Knittel struggled with health issues in 2008 but once they were paired together last year they hit the water with a splash.

Wins in the Munich and Lucerne World Cup regattas were followed by completing the hat-trick at the world title in Poznan, Poland, in August last year. But it was a tight squeeze for Krueger and Knittel. They won in 6min 07.02s, shading the formidable French pair Julien Bahain and Cedric Berrest by 0.80s.

New Zealand had a strong interest in that final too, with Nathan Cohen and Matthew Trott finishing fourth.

Cohen is now teamed with former world under-23 champion Joseph Sullivan and they will expect to be at the business end of the final next weekend.

That gold was one of three victories for the German squad, the others coming in the men's eight and the lightweight men's coxless four.

This hasn't been a smooth year for the German double.
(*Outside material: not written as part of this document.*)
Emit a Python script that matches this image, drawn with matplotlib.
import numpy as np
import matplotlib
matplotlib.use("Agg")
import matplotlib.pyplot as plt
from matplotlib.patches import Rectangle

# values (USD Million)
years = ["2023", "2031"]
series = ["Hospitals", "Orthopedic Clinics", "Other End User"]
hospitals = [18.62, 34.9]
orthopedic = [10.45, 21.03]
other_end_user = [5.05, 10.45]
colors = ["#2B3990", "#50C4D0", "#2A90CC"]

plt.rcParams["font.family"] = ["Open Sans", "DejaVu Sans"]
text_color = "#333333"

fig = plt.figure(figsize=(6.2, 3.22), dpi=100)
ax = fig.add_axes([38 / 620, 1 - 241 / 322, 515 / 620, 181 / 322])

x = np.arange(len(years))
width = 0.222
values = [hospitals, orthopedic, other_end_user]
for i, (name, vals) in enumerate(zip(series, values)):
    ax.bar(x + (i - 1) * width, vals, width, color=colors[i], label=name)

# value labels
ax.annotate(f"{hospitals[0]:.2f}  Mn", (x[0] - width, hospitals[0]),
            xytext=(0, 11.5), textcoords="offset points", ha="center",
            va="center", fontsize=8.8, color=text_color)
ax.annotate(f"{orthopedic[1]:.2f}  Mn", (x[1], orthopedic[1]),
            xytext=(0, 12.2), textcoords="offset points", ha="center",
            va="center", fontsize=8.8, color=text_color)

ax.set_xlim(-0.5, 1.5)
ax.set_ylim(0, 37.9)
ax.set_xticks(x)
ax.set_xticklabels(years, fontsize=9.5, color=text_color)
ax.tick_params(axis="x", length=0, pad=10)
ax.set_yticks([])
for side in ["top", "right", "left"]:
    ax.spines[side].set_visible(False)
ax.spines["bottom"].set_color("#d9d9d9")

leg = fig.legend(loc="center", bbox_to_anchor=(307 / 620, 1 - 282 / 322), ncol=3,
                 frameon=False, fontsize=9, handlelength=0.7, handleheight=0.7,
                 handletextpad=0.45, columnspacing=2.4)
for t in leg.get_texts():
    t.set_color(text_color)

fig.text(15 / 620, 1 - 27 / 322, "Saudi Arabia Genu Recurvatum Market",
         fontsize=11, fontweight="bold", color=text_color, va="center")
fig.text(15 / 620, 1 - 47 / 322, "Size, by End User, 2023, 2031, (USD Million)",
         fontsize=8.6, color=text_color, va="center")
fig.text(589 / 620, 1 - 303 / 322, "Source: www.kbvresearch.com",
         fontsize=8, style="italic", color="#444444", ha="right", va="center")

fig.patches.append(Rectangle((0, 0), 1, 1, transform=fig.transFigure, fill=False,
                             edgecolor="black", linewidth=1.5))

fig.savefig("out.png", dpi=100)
"We have had some problems in our season," Krueger said.

"In the first period I had been unwell with my shoulder then Eric got ill and we had to recover again.

"I think we have reached the point where we feel comfortable and powerful again - nearly like last year."

Which sounds a vaguely ominous warning for their rivals.

The men have done their homework too.

They were part of a small German contingent which took the trouble to come to Lake Karapiro last February for the national championships.

It was a fact-finding trip, aimed at getting a feel for the location, checking out the course and to give themselves every chance of repeating their success at Poznan.

Knittel suffered a bout of sickness this year. After racing in the semifinal of the Lucerne regatta in July, they withdrew as the bowman battled an illness which had them baffled.

Ordinarily the timing might have cost them their world championship campaign. However, with the championships in New Zealand for only the second time - and the first for 32 years - that meant the international season was extended past its usual finishing point around August-September.

"So we had time to find our form again. Since Lucerne many weeks have passed and that's helped us," Krueger said.

So what about their prospects? There are French, British and Estonian rivals with decent credentials, not to forget Cohen and Sullivan, who were third in the Lucerne final, 1.66s behind Bahain and Berrest. "I think there is a chance to defend our title," Krueger said.

"But the double is a class which is quite difficult.

"The competitors are strong so it's a great challenge."

Germany's overall progress at the worlds will be worth watching.

Last year, they and New Zealand won most golds across all classes, four apiece, one ahead of Britain, the United States and Ukraine. Germany and Britain finished top on all medals, with nine each.